The rain was falling heavily on her birthday so when the clouds parted for a minute, I ran outside to capture my littlest lady with her number 3 balloon. She was absolutely mesmerized by it’s size and color. I was more shocked when I downloaded these photos of her and how grown up she all the sudden seemed. Can she really change overnight? I say, yes, yes she can because she did. Her pigtails seemed longer with more curls. She seemed to be taller and bigger feet than I remembered. The baby look in her smile and face seemed to have changed into this little girl smile. I will admit I got a bit teary.
Whilst we didn’t have a party, I still made sure to decorate the house and make her feel like it was her special day. She is in love with Shopkins so naturally we decked out the dining room for our birthday breakfast of pancakes with Shopkins decorations. I had only arrived home at midnight from a conference in London the night before her third birthday so I worked like an elf to get it all set up for morning. There were balloons everywhere!
For birthday breakfast, we got dressed up as per instructions by this little one. She doesn’t leave us guessing what she wants that’s for sure. She didn’t want to have her breakfast birthday in her pjs. We put our birthday hats on while Daddy put the bacon and sausage on the grill, I flipped the pancakes. It was so nice celebrating my littlest lady over breakfast together. Granny was in attendance as well. It wasn’t long after breakfast we couldn’t resist the cake, singing and presents. Every year since MM’s first birthday and her cake smashing experience, she has insisted on digging her hands in her birthday cake. She doesn’t care who she has to share it with to her this is her birthday tradition. We don’t stop her either.

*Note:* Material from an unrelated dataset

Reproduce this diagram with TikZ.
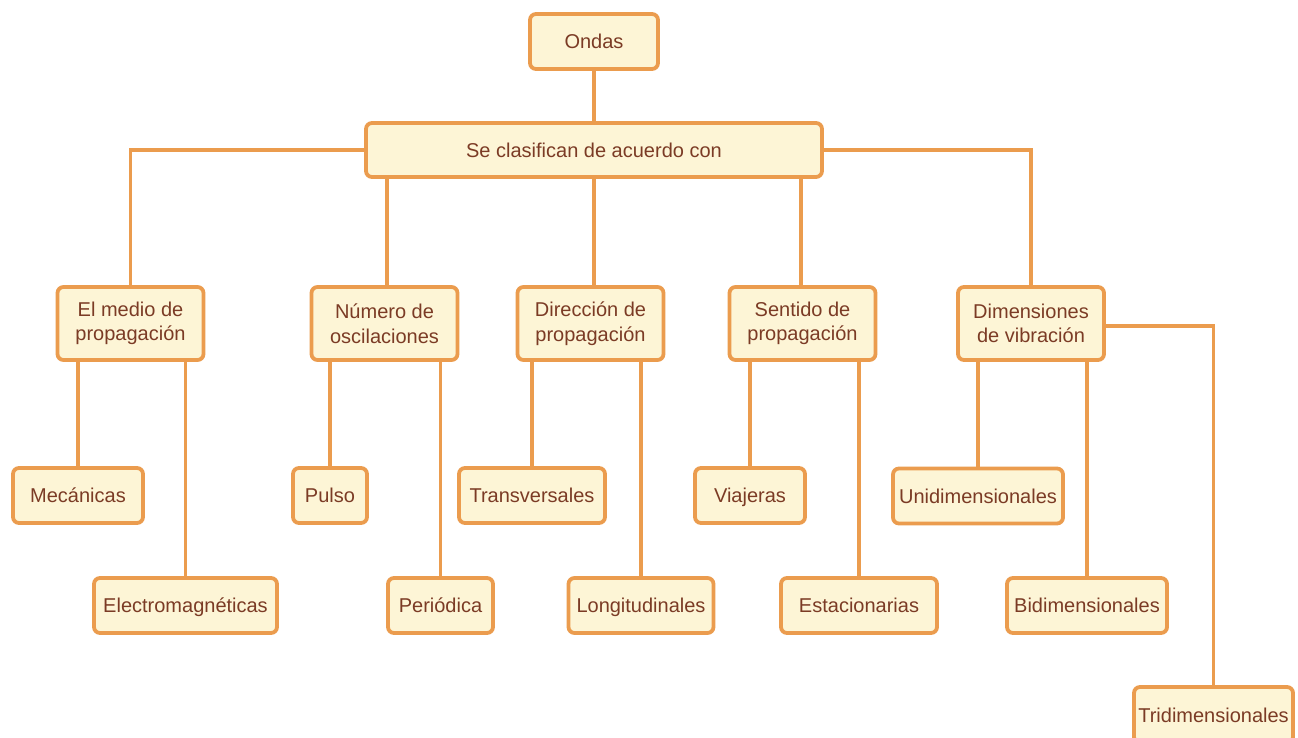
\documentclass[tikz,border=0pt]{standalone}
\usepackage{fontspec}
\setmainfont{Liberation Sans}
\definecolor{boxfill}{HTML}{FDF5D6}
\definecolor{boxline}{HTML}{EB9C4E}
\definecolor{boxtext}{HTML}{7B3B25}
\begin{document}
\begin{tikzpicture}[x=1pt,y=-1pt,
  box/.style={draw=boxline, fill=boxfill, line width=3.8pt, rounded corners=6pt,
    text=boxtext, align=center, inner sep=0pt,
    font=\fontsize{20}{24.5}\selectfont},
  one/.style={box, text height=16pt, text depth=1.6pt, minimum height=55},
  conn/.style={draw=boxline, line width=3.6pt}]
\useasboundingbox (0,0) rectangle (1298,738);
\fill[white] (0,0) rectangle (1298,738);
% nodes
\node[one, minimum width=128] (ondas) at (594,41.5) {Ondas};
\node[one, minimum width=456, minimum height=54] (sec) at (594,150) {Se clasifican de acuerdo con};
\node[box, minimum width=146, minimum height=73] (medio) at (130.5,323.5) {El medio de\\propagación};
\node[box, minimum width=146, minimum height=73] (num) at (384.5,323.5) {Número de\\oscilaciones};
\node[box, minimum width=146, minimum height=73] (dir) at (590.5,323.5) {Dirección de\\propagación};
\node[box, minimum width=146, minimum height=73] (sen) at (802.5,323.5) {Sentido de\\propagación};
\node[box, minimum width=146, minimum height=73] (dim) at (1031,323.5) {Dimensiones\\de vibración};
\node[one, minimum width=130] (mec) at (78,495.5) {Mecánicas};
\node[one, minimum width=74] (pul) at (330,495.5) {Pulso};
\node[one, minimum width=146] (tra) at (532,495.5) {Transversales};
\node[one, minimum width=110] (via) at (750,495.5) {Viajeras};
\node[one, minimum width=170] (uni) at (978,496) {Unidimensionales};
\node[one, minimum width=183] (ele) at (185.5,605.5) {Electromagnéticas};
\node[one, minimum width=105] (per) at (440.5,605.5) {Periódica};
\node[one, minimum width=145] (lon) at (641,605.5) {Longitudinales};
\node[one, minimum width=156] (est) at (859,605.5) {Estacionarias};
\node[one, minimum width=160] (bid) at (1087,605.5) {Bidimensionales};
\node[one, minimum width=159, minimum height=56] (tri) at (1213.5,715) {Tridimensionales};
% connectors
\path[conn] (ondas.south) -- (sec.north);
\path[conn] (sec.west) -| (medio.north);
\path[conn] (sec.east) -| (dim.north);
\path[conn] ([xshift=2.5pt]sec.south -| num.north) -- ([xshift=2.5pt]num.north);
\path[conn] ([xshift=3.5pt]sec.south -| dir.north) -- ([xshift=3.5pt]dir.north);
\path[conn] ([xshift=-1.5pt]sec.south -| sen.north) -- ([xshift=-1.5pt]sen.north);
\path[conn] (medio.south -| mec.north) -- (mec.north);
\path[conn] (medio.south -| ele.north) -- (ele.north);
\path[conn] (num.south -| pul.north) -- (pul.north);
\path[conn] (num.south -| per.north) -- (per.north);
\path[conn] (dir.south -| tra.north) -- (tra.north);
\path[conn] (dir.south -| lon.north) -- (lon.north);
\path[conn] (sen.south -| via.north) -- (via.north);
\path[conn] (sen.south -| est.north) -- (est.north);
\path[conn] (dim.south -| uni.north) -- (uni.north);
\path[conn] (dim.south -| bid.north) -- (bid.north);
\path[conn] ([yshift=-2.5pt]dim.east) -| (tri.north);
\end{tikzpicture}
\end{document}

In the last three years, I have learned so much about being a parent to a little girl verses being a parent to a little boy. I have learned what it’s like to have two kids instead of just the one. I have learned more about myself as an individual and as a parent as well in the process. Most importantly though I have been blessed to watch this little girl be born, learn how to walk and talk, and grow up to be a lovely little girl. She has a shy but funny personality. There isn’t a day that goes by that she doesn’t make me proper belly laugh or do something worthy of tearing up. I am so grateful to be her mother.
I think MM’s third birthday will go down as one of my favorite family days. Not because we did anything huge and magnificent but because of the quality time we spent together. Her older brother, B, really stepped up to the plate and made it that much more special for his sister too. Mr P and I were sat watching them swim together in the pool and listening to their conversation and couldn’t stop laughing at what was being said and how they were acting together. There were numerous moments throughout the day that just made us so grateful for both our children and so many lovely moments shared that I have made secret sticky note tabs for them in my brain. From MM telling me, I make the world’s best birthday breakfast pancakes, to B putting his arm around his sister’s shoulders and telling her he loves her and today is all about her. There was so much love being passed between my two little kiddos. B completely understood that it was her special day and making it even more special for me watching them bond together.
I won’t lie it’s been hard letting her grow up, more than it ever was with my son. Not because she is a girl or because I love my son any less. I love them both equally the same but because she is my last baby. With her, every milestone and step of the way, is the last time I will experience that as a parent. It seems really late to transition her from her cotbed to a single big girl bed at three years old but I just couldn’t do it any earlier. She had plenty of room in her cotbed (I could fit in it and have done on a few sick nights). It was the thought of saying goodbye to the very last thing that labeled her my baby. Her bedroom would no longer look like a nursery. I would no longer pick her up to lay her into her bed to go to sleep. If she needed me in the night, it would no longer be leaning over the rails of her cotbed to rub her forehead for comfort. A single bed seems too old for my littlest baby.
Knowing she was turning three and more than ready to be in a single bed I thought I would make it extra special to do it for her birthday. (We are still waiting on a bedframe that’s back ordered unfortunately but the rest has been redesigned and I can’t wait to share with you all her lovely new big girl bedroom at long last. I know I have given a few sneak peak at her room accessories over the last few months, in anticipation. I still think she looks so little in her big single bed but when we revealed her new room to her on her birthday, she light up like New York City. I never thought how much she would be impressed by her new room and transitioning into a big girl bed.
Our first night of MM in her new big girl bed went beautifully. I say, “our” because I was laying in my bed wondering if she would fall out of her big bed or if she would be getting up every five minutes and coming to find me. She actually fell asleep faster than I have ever seen her fall asleep. I walked in at eight in the morning to wake her up and she was still snoozing away. I am hoping this easy transition into a big girl bed was a good idea and that it keeps on sailing smoothly. Either way, I know I have made my little girl’s third birthday celebrations so special by redesigning her room. She hasn’t stopped thanking me for it.
I may have stood over her new bed watching her sleep longer than I ever have before wondering why she has to grow up so fast but also excited for the future. It’s our very last year together one on one before she starts school and I want to take every moment I can in as much as possible. I couldn’t be more proud of the little girl she is becoming. She is loving, kind, happy, smiley, shy, fun, silly, and all about her family.
Happy Birthday Missy Moo! We love you so much!